## What the task requires
From the line with "Generate a web" to the line with "1.79], [1.485, 1.243]]", both lines included, set down exactly those lines, please, and no others.

## Given data
===

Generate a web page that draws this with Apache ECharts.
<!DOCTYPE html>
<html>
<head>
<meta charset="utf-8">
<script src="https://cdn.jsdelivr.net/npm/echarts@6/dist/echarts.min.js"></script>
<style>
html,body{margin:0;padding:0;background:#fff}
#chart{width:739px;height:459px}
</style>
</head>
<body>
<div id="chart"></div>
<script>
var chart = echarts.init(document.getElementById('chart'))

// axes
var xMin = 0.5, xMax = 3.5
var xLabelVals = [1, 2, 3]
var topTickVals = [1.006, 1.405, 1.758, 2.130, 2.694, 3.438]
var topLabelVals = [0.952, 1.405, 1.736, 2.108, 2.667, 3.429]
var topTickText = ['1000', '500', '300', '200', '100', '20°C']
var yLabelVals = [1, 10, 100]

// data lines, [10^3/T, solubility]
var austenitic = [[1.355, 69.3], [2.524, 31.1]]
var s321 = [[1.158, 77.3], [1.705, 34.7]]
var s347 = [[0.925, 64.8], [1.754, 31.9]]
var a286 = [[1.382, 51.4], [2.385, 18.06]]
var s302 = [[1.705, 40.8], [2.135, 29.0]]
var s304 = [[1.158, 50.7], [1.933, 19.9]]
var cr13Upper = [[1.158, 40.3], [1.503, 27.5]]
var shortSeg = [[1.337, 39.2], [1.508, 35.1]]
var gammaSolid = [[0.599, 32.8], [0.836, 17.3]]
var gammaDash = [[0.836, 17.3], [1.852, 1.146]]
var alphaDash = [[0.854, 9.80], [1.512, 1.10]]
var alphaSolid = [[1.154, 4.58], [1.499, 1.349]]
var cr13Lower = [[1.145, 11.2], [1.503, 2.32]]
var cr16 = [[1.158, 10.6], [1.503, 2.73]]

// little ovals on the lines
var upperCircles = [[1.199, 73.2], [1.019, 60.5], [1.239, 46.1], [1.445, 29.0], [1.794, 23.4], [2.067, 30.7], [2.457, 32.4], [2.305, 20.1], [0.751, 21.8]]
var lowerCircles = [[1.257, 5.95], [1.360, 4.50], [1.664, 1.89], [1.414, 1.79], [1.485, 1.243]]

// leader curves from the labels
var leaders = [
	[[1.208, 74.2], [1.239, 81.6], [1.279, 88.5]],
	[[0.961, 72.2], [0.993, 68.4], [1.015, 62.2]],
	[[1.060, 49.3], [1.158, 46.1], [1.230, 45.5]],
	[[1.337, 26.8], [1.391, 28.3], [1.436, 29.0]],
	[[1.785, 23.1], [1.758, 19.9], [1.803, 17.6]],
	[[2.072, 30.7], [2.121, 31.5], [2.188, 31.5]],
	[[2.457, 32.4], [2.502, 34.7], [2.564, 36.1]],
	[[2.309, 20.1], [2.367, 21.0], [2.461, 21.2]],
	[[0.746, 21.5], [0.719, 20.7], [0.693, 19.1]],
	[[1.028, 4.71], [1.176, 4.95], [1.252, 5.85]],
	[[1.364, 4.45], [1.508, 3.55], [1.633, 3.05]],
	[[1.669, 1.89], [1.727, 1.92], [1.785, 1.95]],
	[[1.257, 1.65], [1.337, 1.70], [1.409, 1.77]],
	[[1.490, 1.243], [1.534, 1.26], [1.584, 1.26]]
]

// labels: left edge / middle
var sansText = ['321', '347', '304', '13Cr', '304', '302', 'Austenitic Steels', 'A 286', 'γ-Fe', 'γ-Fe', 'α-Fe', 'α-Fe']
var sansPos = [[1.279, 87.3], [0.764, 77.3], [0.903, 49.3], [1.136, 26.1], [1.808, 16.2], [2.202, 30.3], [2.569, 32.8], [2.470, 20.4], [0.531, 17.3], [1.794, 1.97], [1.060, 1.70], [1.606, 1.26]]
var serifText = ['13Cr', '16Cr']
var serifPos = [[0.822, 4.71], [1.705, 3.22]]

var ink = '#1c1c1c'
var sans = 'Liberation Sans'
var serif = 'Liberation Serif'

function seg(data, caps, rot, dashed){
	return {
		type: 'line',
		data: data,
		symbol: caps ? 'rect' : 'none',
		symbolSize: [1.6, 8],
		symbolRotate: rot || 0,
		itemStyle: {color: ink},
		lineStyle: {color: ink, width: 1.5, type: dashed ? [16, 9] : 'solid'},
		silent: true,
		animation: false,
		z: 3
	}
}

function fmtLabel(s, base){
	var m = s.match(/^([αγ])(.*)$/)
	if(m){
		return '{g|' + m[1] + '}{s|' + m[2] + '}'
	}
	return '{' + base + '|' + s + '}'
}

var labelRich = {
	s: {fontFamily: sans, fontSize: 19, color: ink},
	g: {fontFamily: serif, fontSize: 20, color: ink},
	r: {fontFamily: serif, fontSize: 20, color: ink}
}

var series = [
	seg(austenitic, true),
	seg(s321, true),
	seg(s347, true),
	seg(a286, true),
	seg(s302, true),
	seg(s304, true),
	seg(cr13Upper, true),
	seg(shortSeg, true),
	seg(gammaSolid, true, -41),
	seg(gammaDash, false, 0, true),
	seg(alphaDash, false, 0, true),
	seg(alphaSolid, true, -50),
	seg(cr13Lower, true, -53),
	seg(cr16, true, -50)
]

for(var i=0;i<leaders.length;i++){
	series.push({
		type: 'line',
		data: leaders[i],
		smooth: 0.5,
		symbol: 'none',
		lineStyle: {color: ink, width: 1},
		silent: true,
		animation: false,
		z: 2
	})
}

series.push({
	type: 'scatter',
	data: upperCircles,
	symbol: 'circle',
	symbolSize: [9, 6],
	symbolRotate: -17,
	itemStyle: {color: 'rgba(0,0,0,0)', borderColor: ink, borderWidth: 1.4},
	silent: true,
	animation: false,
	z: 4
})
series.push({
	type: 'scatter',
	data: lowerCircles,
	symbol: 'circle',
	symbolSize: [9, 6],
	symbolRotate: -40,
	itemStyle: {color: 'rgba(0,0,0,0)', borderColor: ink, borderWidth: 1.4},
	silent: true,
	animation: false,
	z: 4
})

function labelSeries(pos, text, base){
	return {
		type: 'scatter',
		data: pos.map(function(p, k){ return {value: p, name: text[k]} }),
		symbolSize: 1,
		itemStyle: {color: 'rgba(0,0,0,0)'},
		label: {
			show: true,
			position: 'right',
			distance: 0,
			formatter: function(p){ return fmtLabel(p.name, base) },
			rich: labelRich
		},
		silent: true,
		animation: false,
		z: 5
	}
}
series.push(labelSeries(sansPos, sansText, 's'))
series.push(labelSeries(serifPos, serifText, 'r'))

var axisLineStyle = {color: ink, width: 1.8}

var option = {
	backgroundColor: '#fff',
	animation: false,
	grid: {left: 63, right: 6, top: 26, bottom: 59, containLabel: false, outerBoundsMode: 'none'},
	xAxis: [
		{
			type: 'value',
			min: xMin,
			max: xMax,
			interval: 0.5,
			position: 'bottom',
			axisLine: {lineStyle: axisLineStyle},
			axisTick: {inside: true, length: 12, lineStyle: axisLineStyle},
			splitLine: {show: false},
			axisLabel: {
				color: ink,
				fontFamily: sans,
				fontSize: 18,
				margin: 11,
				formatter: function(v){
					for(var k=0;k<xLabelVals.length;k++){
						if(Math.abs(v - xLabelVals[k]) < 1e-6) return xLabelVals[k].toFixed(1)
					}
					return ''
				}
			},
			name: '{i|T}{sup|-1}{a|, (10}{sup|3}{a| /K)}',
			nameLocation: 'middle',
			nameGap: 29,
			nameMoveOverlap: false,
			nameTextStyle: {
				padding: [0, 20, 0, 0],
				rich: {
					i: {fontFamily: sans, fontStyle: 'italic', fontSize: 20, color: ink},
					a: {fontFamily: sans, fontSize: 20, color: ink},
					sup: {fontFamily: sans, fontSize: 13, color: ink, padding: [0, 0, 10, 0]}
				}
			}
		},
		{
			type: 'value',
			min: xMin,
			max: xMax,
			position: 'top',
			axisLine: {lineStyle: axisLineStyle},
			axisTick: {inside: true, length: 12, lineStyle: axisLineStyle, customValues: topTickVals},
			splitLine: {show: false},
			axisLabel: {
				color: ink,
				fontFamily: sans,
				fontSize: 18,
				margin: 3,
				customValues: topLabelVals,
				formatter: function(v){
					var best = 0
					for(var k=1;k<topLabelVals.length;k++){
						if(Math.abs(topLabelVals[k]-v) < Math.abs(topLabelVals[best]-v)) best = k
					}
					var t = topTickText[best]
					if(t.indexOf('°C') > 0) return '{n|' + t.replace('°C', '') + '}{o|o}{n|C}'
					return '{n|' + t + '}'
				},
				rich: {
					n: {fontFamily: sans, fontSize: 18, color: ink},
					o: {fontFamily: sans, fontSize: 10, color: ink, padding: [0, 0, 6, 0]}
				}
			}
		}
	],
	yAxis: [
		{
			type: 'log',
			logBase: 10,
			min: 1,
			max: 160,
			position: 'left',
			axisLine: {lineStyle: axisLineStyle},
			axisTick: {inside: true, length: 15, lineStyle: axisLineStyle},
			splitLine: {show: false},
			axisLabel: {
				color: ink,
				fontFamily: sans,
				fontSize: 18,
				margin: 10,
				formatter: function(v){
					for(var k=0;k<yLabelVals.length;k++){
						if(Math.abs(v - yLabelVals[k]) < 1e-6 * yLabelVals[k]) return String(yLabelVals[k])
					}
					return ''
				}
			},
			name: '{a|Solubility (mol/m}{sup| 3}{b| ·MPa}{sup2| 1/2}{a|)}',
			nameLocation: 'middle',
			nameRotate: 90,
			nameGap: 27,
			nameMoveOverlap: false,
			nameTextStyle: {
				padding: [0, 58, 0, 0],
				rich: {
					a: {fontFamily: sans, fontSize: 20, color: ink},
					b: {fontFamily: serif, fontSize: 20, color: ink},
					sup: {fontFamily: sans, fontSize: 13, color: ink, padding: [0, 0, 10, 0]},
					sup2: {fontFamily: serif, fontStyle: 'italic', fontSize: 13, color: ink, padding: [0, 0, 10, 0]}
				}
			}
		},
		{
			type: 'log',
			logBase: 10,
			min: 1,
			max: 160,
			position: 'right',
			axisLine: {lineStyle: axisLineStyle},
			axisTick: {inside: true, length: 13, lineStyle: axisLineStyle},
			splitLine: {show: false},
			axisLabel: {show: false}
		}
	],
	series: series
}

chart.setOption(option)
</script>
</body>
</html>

===

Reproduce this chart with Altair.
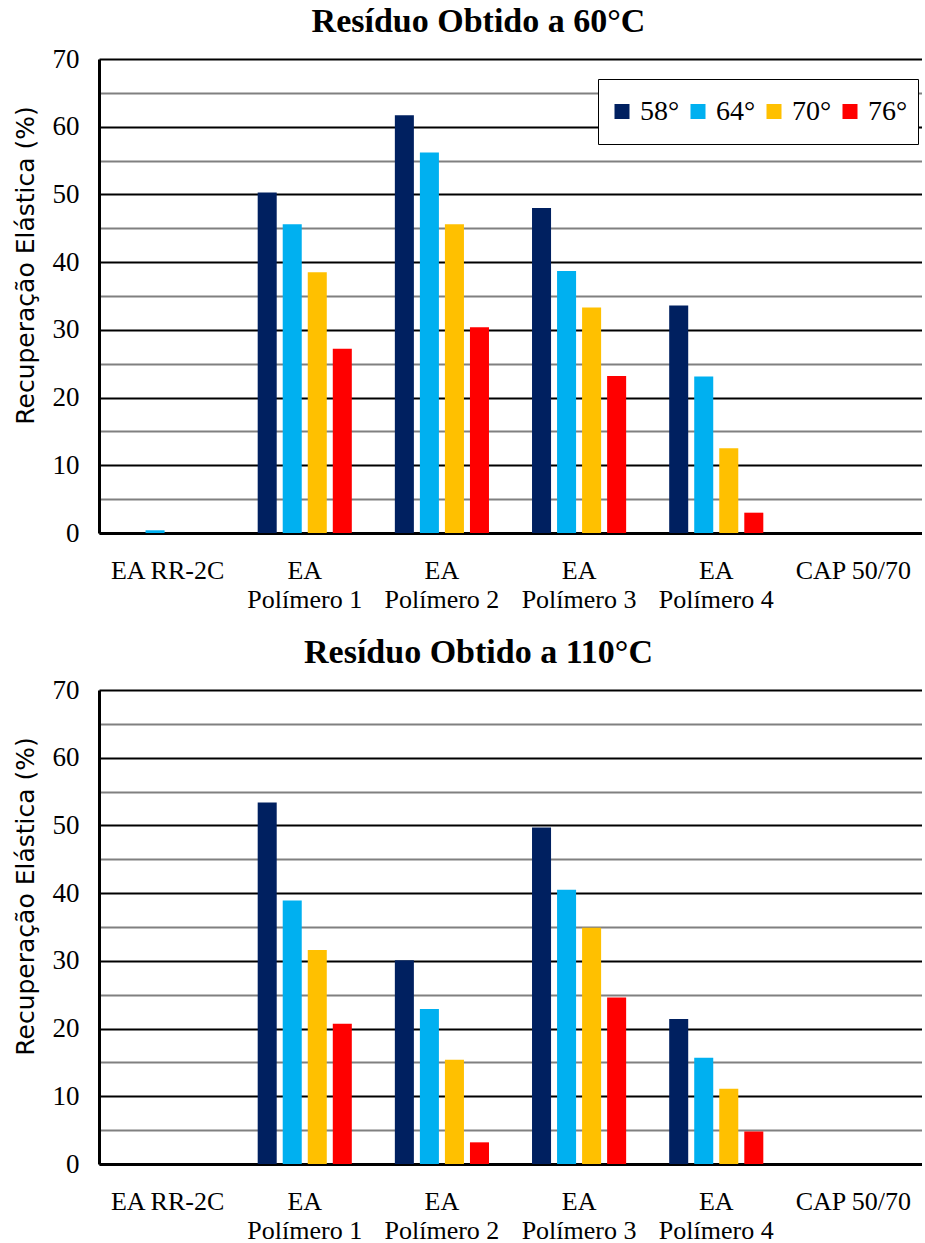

===

## Output
Generate a web page that draws this with Apache ECharts.
<!DOCTYPE html>
<html>
<head>
<meta charset="utf-8">
<script src="https://cdn.jsdelivr.net/npm/echarts@6/dist/echarts.min.js"></script>
<style>
html,body{margin:0;padding:0;background:#fff}
#chart{width:739px;height:459px}
</style>
</head>
<body>
<div id="chart"></div>
<script>
var chart = echarts.init(document.getElementById('chart'))

// axes
var xMin = 0.5, xMax = 3.5
var xLabelVals = [1, 2, 3]
var topTickVals = [1.006, 1.405, 1.758, 2.130, 2.694, 3.438]
var topLabelVals = [0.952, 1.405, 1.736, 2.108, 2.667, 3.429]
var topTickText = ['1000', '500', '300', '200', '100', '20°C']
var yLabelVals = [1, 10, 100]

// data lines, [10^3/T, solubility]
var austenitic = [[1.355, 69.3], [2.524, 31.1]]
var s321 = [[1.158, 77.3], [1.705, 34.7]]
var s347 = [[0.925, 64.8], [1.754, 31.9]]
var a286 = [[1.382, 51.4], [2.385, 18.06]]
var s302 = [[1.705, 40.8], [2.135, 29.0]]
var s304 = [[1.158, 50.7], [1.933, 19.9]]
var cr13Upper = [[1.158, 40.3], [1.503, 27.5]]
var shortSeg = [[1.337, 39.2], [1.508, 35.1]]
var gammaSolid = [[0.599, 32.8], [0.836, 17.3]]
var gammaDash = [[0.836, 17.3], [1.852, 1.146]]
var alphaDash = [[0.854, 9.80], [1.512, 1.10]]
var alphaSolid = [[1.154, 4.58], [1.499, 1.349]]
var cr13Lower = [[1.145, 11.2], [1.503, 2.32]]
var cr16 = [[1.158, 10.6], [1.503, 2.73]]

// little ovals on the lines
var upperCircles = [[1.199, 73.2], [1.019, 60.5], [1.239, 46.1], [1.445, 29.0], [1.794, 23.4], [2.067, 30.7], [2.457, 32.4], [2.305, 20.1], [0.751, 21.8]]
var lowerCircles = [[1.257, 5.95], [1.360, 4.50], [1.664, 1.89], [1.414, 1.79], [1.485, 1.243]]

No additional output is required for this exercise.